Così il G-test riconosce possibili alterazioni già dalla 10ª settimana

L'esame non invasivo è eseguito nel sangue materno. Si basa su frammenti di Dna fetale

Franca Iannici

Il 48,5% delle donne italiane decide di avere un figlio fra i 35 e i 44 anni contro il 44,7% dei parti registrati tra i 25 e i 35 anni, il 6% riguarda le donne over 40. La medicina considera le donne oltre i 35 anni a rischio perché, con l'aumento dell'età, salgono statisticamente i rischi di malattie cromosomiche, ritardo di accrescimento per il bambino, ipertensione, gestosi e diabete per la madre. È necessario, quindi, eseguire un'accurata indagine prenatale per conoscere lo stato di salute del bambino.
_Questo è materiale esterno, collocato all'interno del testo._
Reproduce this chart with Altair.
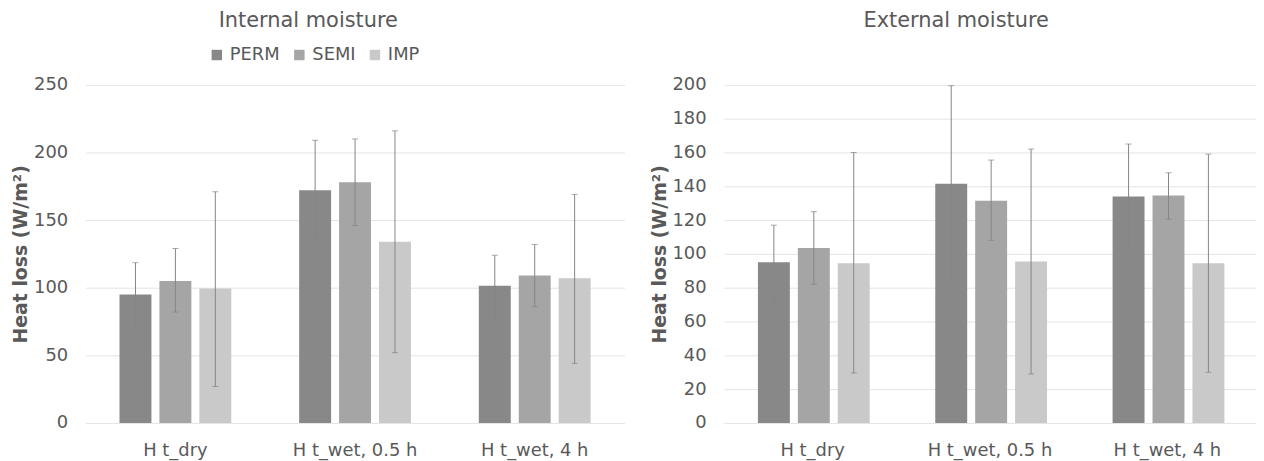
import altair as alt
import pandas as pd

categories = ["H t_dry", "H t_wet, 0.5 h", "H t_wet, 4 h"]
series = ["PERM", "SEMI", "IMP"]
colors = ["#888888", "#a5a5a5", "#c9c9c9"]

# Internal moisture (per category: PERM, SEMI, IMP)
int_mean = [[95, 105, 99.5], [172, 178, 134], [101.5, 109, 107]]
int_lo = [[72, 82, 27], [137, 146, 52], [78, 86, 44]]
int_hi = [[118.5, 129, 171], [209, 210, 216], [124, 132, 169]]

# External moisture
ext_mean = [[95, 103.5, 94.5], [141.5, 131.5, 95.5], [134, 134.5, 94.5]]
ext_lo = [[72, 82, 29.5], [84, 108, 29], [102.5, 120.5, 30]]
ext_hi = [[117, 125, 160], [199.5, 155.5, 162], [165, 148, 159]]

int_ticks = [0, 50, 100, 150, 200, 250]
ext_ticks = [0, 20, 40, 60, 80, 100, 120, 140, 160, 180, 200]

FONT = "DejaVu Sans"
TXT = "#595959"


def make_df(mean, lo, hi):
    rows = []
    for i, c in enumerate(categories):
        for j, s in enumerate(series):
            rows.append({"cat": c, "series": s, "mean": mean[i][j],
                         "lo": lo[i][j], "hi": hi[i][j]})
    return pd.DataFrame(rows)


def panel(df, title, ticks, width, title_dx, legend_x):
    ymax = ticks[-1]
    x = alt.X("cat:N", sort=categories,
              scale=alt.Scale(paddingInner=0, paddingOuter=0),
              axis=alt.Axis(title=None, domain=False, ticks=False, grid=False,
                            labelAngle=0, labelPadding=19, labelFontSize=18,
                            labelColor=TXT, labelFont=FONT))
    xo = alt.XOffset("series:N", sort=series,
                     scale=alt.Scale(paddingInner=0.2, paddingOuter=0.85))
    yscale = alt.Scale(domain=[0, ymax])
    yaxis = alt.Axis(values=ticks, grid=True, gridColor="#e4e4e4", domain=False,
                     ticks=False, labelPadding=18, labelFontSize=18,
                     labelColor=TXT, labelFont=FONT, labelOverlap=False,
                     title="Heat loss (W/m²)", titleFontSize=19,
                     titleFontWeight="bold", titleColor=TXT, titleFont=FONT,
                     titleX=-65, titleY=170, titleAngle=270,
                     titleAlign="center", titleBaseline="middle")
    base = alt.Chart(df)
    bars = base.mark_bar().encode(
        x=x, xOffset=xo,
        y=alt.Y("mean:Q", scale=yscale, axis=yaxis),
        color=alt.Color("series:N", sort=series,
                        scale=alt.Scale(domain=series, range=colors),
                        legend=alt.Legend(title=None, orient="none",
                                          direction="horizontal",
                                          legendX=legend_x, legendY=-39,
                                          symbolType="square", symbolSize=110,
                                          symbolStrokeWidth=0,
                                          labelFontSize=18, labelColor=TXT,
                                          labelFont=FONT, labelOffset=4,
                                          columnPadding=10, padding=0)),
    )
    rules = base.mark_rule(color="#858585", strokeWidth=1).encode(
        x=x, xOffset=xo, y=alt.Y("lo:Q", scale=yscale, axis=yaxis), y2="hi:Q")
    cap_hi = base.mark_tick(color="#858585", size=6, thickness=1).encode(
        x=x, xOffset=xo, y=alt.Y("hi:Q", scale=yscale, axis=yaxis))
    cap_lo = base.mark_tick(color="#858585", size=6, thickness=1).encode(
        x=x, xOffset=xo, y=alt.Y("lo:Q", scale=yscale, axis=yaxis))
    return alt.layer(bars, rules, cap_hi, cap_lo).properties(
        width=width, height=340,
        title=alt.TitleParams(title, fontSize=21, font=FONT, color=TXT,
                              fontWeight="normal", anchor="middle",
                              frame="group", baseline="alphabetic",
                              offset=28, dx=title_dx))


left = panel(make_df(int_mean, int_lo, int_hi), "Internal moisture",
             int_ticks, 542, -47, 123)
right = panel(make_df(ext_mean, ext_lo, ext_hi), "External moisture",
              ext_ticks, 535, -34, 124)

chart = alt.hconcat(left, right, spacing=100, bounds="flush").properties(
    padding={"left": 4, "top": 1, "right": 0, "bottom": 3}
).configure(background="white", view=alt.ViewConfig(stroke=None))

chart.save("out.html", embed_options={"renderer": "svg", "actions": False})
Uno dei test più diffusi e non invasivi è il B-test, chiamato anche test di screening del primo trimestre e si esegue tra 11ª e la 14ª settimana di gravidanza. Questa tecnica diagnostica prenatale prevede due diverse prestazioni: la più rilevante è la misurazione, mediante l'ecografia, dello spessore della traslucenza nucale, cioè di un'area che si trova nella nuca dell'embrione e che permette di definire un'ampiezza; l'altra è un prelievo di sangue eseguito alla madre, che consente di dosare due ormoni indicativi della funzione placentare. Oltre al B-test è possibile richiedere il G-test, uno screening non invasivo effettuato nel sangue materno per individuare alterazioni cromosomiche del feto già dalla decima settimana, attendibile al 99,9%.

Il test di screening si basa sull'analisi di piccoli frammenti di Dna fetale che circolano nel sangue materno a partire dalla quinta settimana di gestazione. Ma cosa sono le malattie cromosomiche? Sono patologie genetiche caratterizzate dall'anomalia del numero dei cromosomi o dall'anomalia nella struttura di uno o più cromosomi. Le trisomie sono caratterizzate da un cromosoma in più rispetto alla coppie normalmente presenti.

La più comune alla nascita è la Trisomia 21, associata alla Sindrome di Down (frequenza 1 su 700 nati); più rare sono la Trisomia 18 (Sindrome di Edwards, 1 su 7900 nati) la Trisomia 13 (Sindrome di Patau, 1 su 9500 nati), la Trisomia 22, la Trisomia 16 e la Trisomia 9, solitamente causa di aborto precoce.

Può essere eseguito nelle gravidanze singole e nelle gravidanze gemellari (con massimo 2 feti), sia naturali che da fecondazione assistita. In Italia, al momento, il test non è offerto dal SSN. I risultati dei test di screening devono essere seguiti da una consulenza genetica a cui, nel caso di risultato positivo, devono seguire esami diagnostici invasivi come l'amniocentesi e la villocentesi. L'amniocentesi (o prelievo del liquido amniotico), si esegue tra le 15 e le 18 settimane di gestazione e consiste nell'aspirare, sotto diretta guida ecografica, una modesta quantità di liquido amniotico. Anche la villocentesi (o prelievo di villi coriali) è un valido test e consente di diagnosticare anomalie cromosomiche o genetiche a partire dalla decima settimana di gravidanza. Ma come scegliere il test per la valutazione prenatale di anomalie fetali più idoneo?

Sul mercato esistono molti test, alcuni definiti «validati», cioè passati attraverso un numero molto elevato di test eseguiti per poter definire livelli di performance stabili e realistici (più sono rare le malattie, più test bisogna fare per valutarne l'effettiva affidabilità). A oggi, per quanto riguarda il G-test, ne sono stati certificati 2 milioni a livello internazionale.

È importante ricordare che alcune coppie, per motivi morali o religiosi, accettano qualsiasi esito senza approfondire i risultati dello screening con indagini particolarmente invasive che possano mettere a rischio la vita del nascituro.